Обида Милевы росла. И это был не просто крик души молодой женщины, запертой в доме с малолетними детьми, не имеющей возможности хоть как-то разнообразить свое одиночество, но и негодование молодого даровитого ученого, осознающего, что все ее таланты, мысли и открытия никому не нужны, а если и нужны, то исключительно в соответствии с прихотями мужа.
Особенно ее задевала непоследовательность мужа. С одной стороны, он не скрывал своей уверенности в том, что «очень немногие женщины обладают творческими способностями». Эйнштейн восклицал: «Будь у меня дочь, я бы не хотел, чтобы она изучала физику». Но, с другой стороны, он не стеснялся обращаться к жене за научной помощью и получал ее.
Опять же ремарка о дочери звучит не вполне корректно: у него была дочь…
Итак, Эйнштейн не мог не чувствовать этого драматического напряжения, хотя, по словам его друзей, он был напрочь лишен эмпатии, «не умел представлять, что чувствуют другие».
Нет, неправда, конечно, умел, но тщательно скрывал это, находя сопереживание слабостью, которая абсолютно недостойна «сильной личности», стоящей на пороге великих открытий.
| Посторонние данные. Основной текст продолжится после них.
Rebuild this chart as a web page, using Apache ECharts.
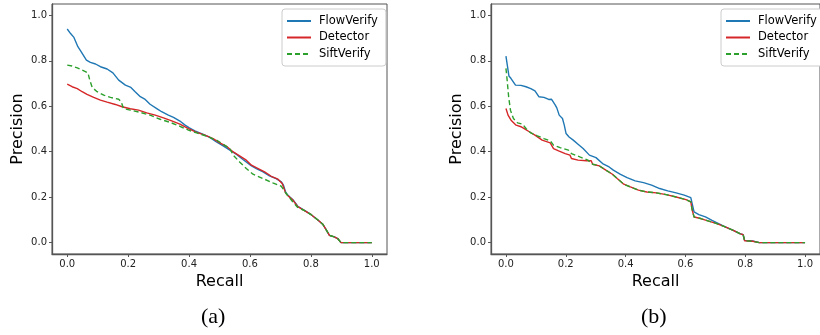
<!DOCTYPE html>
<html><head><meta charset="utf-8">
<script src="https://cdn.jsdelivr.net/npm/echarts@6/dist/echarts.min.js"></script>
<style>html,body{margin:0;padding:0;background:#fff;}#c{width:820px;height:335px;}</style>
</head><body><div id="c"></div>
<script>
const seriesNames = ['FlowVerify', 'Detector', 'SiftVerify'];
const panelLabels = ['(a)', '(b)'];
const tickValues = [0, 0.2, 0.4, 0.6, 0.8, 1.0];

// Panel (a)
const aFlowR = [0,0.011,0.022,0.035,0.044,0.063,0.076,0.093,0.109,0.131,0.150,0.169,0.191,0.209,0.223,0.240,0.256,0.272,0.294,0.310,0.332,0.349,0.370,0.387,0.401,0.419,0.447,0.468,0.490,0.512,0.534,0.556,0.577,0.605,0.621,0.643,0.664,0.686,0.703,0.710,0.717,0.724,0.741,0.757,0.779,0.801,0.822,0.839,0.850,0.861,0.877,0.888,0.899,1.0];
const aFlowP = [0.94,0.92,0.903,0.862,0.844,0.803,0.793,0.786,0.774,0.764,0.747,0.715,0.693,0.683,0.664,0.642,0.630,0.609,0.590,0.576,0.561,0.551,0.535,0.517,0.505,0.492,0.476,0.463,0.443,0.426,0.407,0.388,0.366,0.338,0.326,0.311,0.294,0.282,0.267,0.253,0.223,0.209,0.189,0.160,0.142,0.123,0.101,0.081,0.057,0.032,0.025,0.018,0.0,0.0];
const aDetR = [0,0.016,0.033,0.049,0.065,0.087,0.109,0.131,0.158,0.180,0.207,0.234,0.261,0.289,0.316,0.343,0.370,0.398,0.425,0.452,0.479,0.501,0.523,0.545,0.566,0.588,0.605,0.627,0.648,0.670,0.692,0.706,0.717,0.724,0.741,0.757,0.779,0.801,0.822,0.839,0.850,0.861,0.877,0.888,0.899,1.0];
const aDetP = [0.697,0.686,0.678,0.664,0.652,0.639,0.627,0.618,0.608,0.598,0.589,0.583,0.571,0.561,0.549,0.536,0.521,0.502,0.485,0.473,0.458,0.439,0.424,0.399,0.382,0.363,0.341,0.326,0.311,0.292,0.279,0.260,0.219,0.207,0.187,0.158,0.141,0.123,0.101,0.081,0.057,0.032,0.025,0.018,0.0,0.0];
const aSiftR = [0,0.016,0.033,0.049,0.068,0.074,0.082,0.098,0.120,0.142,0.169,0.177,0.185,0.207,0.240,0.272,0.305,0.338,0.370,0.398,0.425,0.458,0.490,0.512,0.534,0.545,0.566,0.588,0.610,0.643,0.675,0.703,0.719,0.741,0.757,0.779,0.801,0.822,0.839,0.850,0.861,0.877,0.888,0.899,1.0];
const aSiftP = [0.781,0.777,0.769,0.759,0.747,0.715,0.683,0.664,0.649,0.639,0.631,0.620,0.590,0.583,0.573,0.561,0.543,0.529,0.512,0.495,0.483,0.468,0.451,0.433,0.414,0.385,0.355,0.326,0.301,0.282,0.263,0.248,0.216,0.179,0.155,0.141,0.123,0.101,0.081,0.057,0.032,0.025,0.018,0.0,0.0];

// Panel (b)
const bFlowR = [0,0.010,0.017,0.032,0.050,0.067,0.083,0.097,0.110,0.127,0.143,0.152,0.165,0.170,0.178,0.189,0.195,0.201,0.211,0.225,0.241,0.258,0.279,0.301,0.323,0.345,0.359,0.383,0.405,0.432,0.460,0.487,0.514,0.541,0.569,0.596,0.618,0.623,0.629,0.645,0.667,0.689,0.711,0.733,0.760,0.782,0.793,0.798,0.825,0.847,1.0];
const bFlowP = [0.821,0.733,0.722,0.693,0.692,0.686,0.678,0.668,0.642,0.639,0.630,0.631,0.605,0.593,0.561,0.546,0.517,0.480,0.465,0.451,0.433,0.414,0.385,0.374,0.348,0.333,0.319,0.300,0.286,0.272,0.264,0.253,0.238,0.228,0.219,0.209,0.198,0.169,0.135,0.123,0.113,0.098,0.084,0.069,0.054,0.040,0.035,0.010,0.007,0.0,0.0];
const bDetR = [0,0.007,0.017,0.034,0.050,0.061,0.078,0.097,0.121,0.148,0.159,0.176,0.198,0.214,0.219,0.241,0.269,0.285,0.290,0.312,0.334,0.356,0.372,0.394,0.416,0.443,0.471,0.503,0.536,0.569,0.602,0.618,0.623,0.629,0.651,0.678,0.705,0.733,0.760,0.782,0.793,0.798,0.825,0.847,1.0];
const bDetP = [0.590,0.561,0.539,0.517,0.510,0.502,0.488,0.473,0.451,0.439,0.414,0.404,0.392,0.385,0.370,0.363,0.360,0.360,0.345,0.338,0.319,0.301,0.282,0.257,0.245,0.231,0.223,0.219,0.211,0.201,0.189,0.179,0.142,0.113,0.106,0.095,0.084,0.069,0.054,0.040,0.035,0.008,0.006,0.0,0.0];
const bSiftR = [0,0.004,0.009,0.015,0.025,0.039,0.056,0.067,0.083,0.105,0.127,0.148,0.159,0.181,0.209,0.219,0.247,0.274,0.290,0.312,0.334,0.356,0.372,0.394,0.416,0.443,0.471,0.503,0.536,0.569,0.602,0.618,0.623,0.629,0.651,0.678,0.705,0.733,0.760,0.782,0.793,0.798,0.825,0.847,1.0];
const bSiftP = [0.767,0.715,0.642,0.583,0.546,0.527,0.521,0.502,0.483,0.470,0.458,0.448,0.429,0.418,0.407,0.392,0.377,0.363,0.345,0.338,0.319,0.301,0.282,0.257,0.245,0.231,0.223,0.219,0.211,0.201,0.189,0.179,0.142,0.113,0.106,0.095,0.084,0.069,0.054,0.040,0.035,0.008,0.006,0.0,0.0];

const colors = ['#1f77b4', '#d62728', '#2ca02c'];
const zip = (r, p) => r.map((x, i) => [x, p[i]]);
const panels = [
  [zip(aFlowR, aFlowP), zip(aDetR, aDetP), zip(aSiftR, aSiftP)],
  [zip(bFlowR, bFlowP), zip(bDetR, bDetP), zip(bSiftR, bSiftP)]
];

const gridLefts = [52, 491];
const axisColor = '#555';
const grids = gridLefts.map(l => ({ left: l, top: 4, width: 335, height: 250, show: true, borderColor: axisColor, borderWidth: 1, containLabel: false }));
const xAxes = [0, 1].map(i => ({
  type: 'value', gridIndex: i, min: -0.05, max: 1.05,
  name: 'Recall', nameLocation: 'middle', nameGap: 20,
  nameTextStyle: { fontFamily: 'DejaVu Sans', fontSize: 16, color: '#000' },
  axisLine: { show: true, onZero: false, lineStyle: { color: axisColor, width: 1.3 } },
  axisTick: { show: true, length: 3, customValues: tickValues, lineStyle: { color: axisColor } },
  axisLabel: { customValues: tickValues, formatter: v => v.toFixed(1), fontFamily: 'DejaVu Sans', fontSize: 10, color: '#222', margin: 5 },
  splitLine: { show: false }
}));
const yAxes = [0, 1].map(i => ({
  type: 'value', gridIndex: i, min: -0.05, max: 1.05,
  name: 'Precision', nameLocation: 'middle', nameGap: 26, nameRotate: 90,
  nameTextStyle: { fontFamily: 'DejaVu Sans', fontSize: 16, color: '#000' },
  axisLine: { show: true, onZero: false, lineStyle: { color: axisColor, width: 1.3 } },
  axisTick: { show: true, length: 3, customValues: tickValues, lineStyle: { color: axisColor } },
  axisLabel: { customValues: tickValues, formatter: v => v.toFixed(1), fontFamily: 'DejaVu Sans', fontSize: 10, color: '#222', margin: 5 },
  splitLine: { show: false }
}));

const series = [];
panels.forEach((sets, gi) => {
  sets.forEach((d, si) => {
    series.push({
      name: seriesNames[si], type: 'line', xAxisIndex: gi, yAxisIndex: gi,
      data: d, symbol: 'none', silent: true, animation: false,
      lineStyle: { color: colors[si], width: 1.4, type: si === 2 ? [5, 3] : 'solid' },
      itemStyle: { color: colors[si] }
    });
  });
});

const legends = [282, 721].map(l => ({
  orient: 'vertical', left: l, top: 9, data: seriesNames,
  itemWidth: 24, itemHeight: 12, itemGap: 4.5,
  itemStyle: { opacity: 0 },
  backgroundColor: '#fff', borderColor: '#ccc', borderWidth: 1, borderRadius: 3,
  padding: [6, 8, 6, 4],
  textStyle: { fontFamily: 'DejaVu Sans', fontSize: 11.5, color: '#000', padding: [0, 0, 0, 3] },
  selectedMode: false
}));

const chart = echarts.init(document.getElementById('c'), null, { renderer: 'canvas' });
chart.setOption({
  animation: false,
  grid: grids, xAxis: xAxes, yAxis: yAxes, series: series, legend: legends,
  graphic: panelLabels.map((t, i) => ({
    type: 'text', left: [201, 641][i], top: 306,
    style: { text: t, font: '22px "Liberation Serif"', fill: '#000' }
  }))
});
</script></body></html>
Если еще совсем недавно Эйнштейн с восхищением рассказывал о Милеве своим друзьям, то теперь он чаще критически вещает о ее «мрачной подавленности» и «плохой наследственности».
Спустя годы он скажет: «Вы должны знать, что большинство мужчин (а также немало женщин) по своей природе моногамны. Эта природа дает о себе знать особенно решительно, когда традиции и обстоятельства встают на пути».
О каких традициях и обстоятельствах говорит ученый? О традициях семейных в первую очередь. То обстоятельство, что Альберт Эйнштейн, выходец хоть и не из религиозной, но весьма крепкой и многочисленной еврейской семьи, женился на сербке, было событием, разумеется, не вопиющим, но достаточно редким. Представители различных национальностей, населявших Европу рубежа XIX—XX веков, сербы в том числе, предпочитали внутриклановые и внутринациональные браки по целому ряду соображений: религиозных, ментальных, традиционалистских.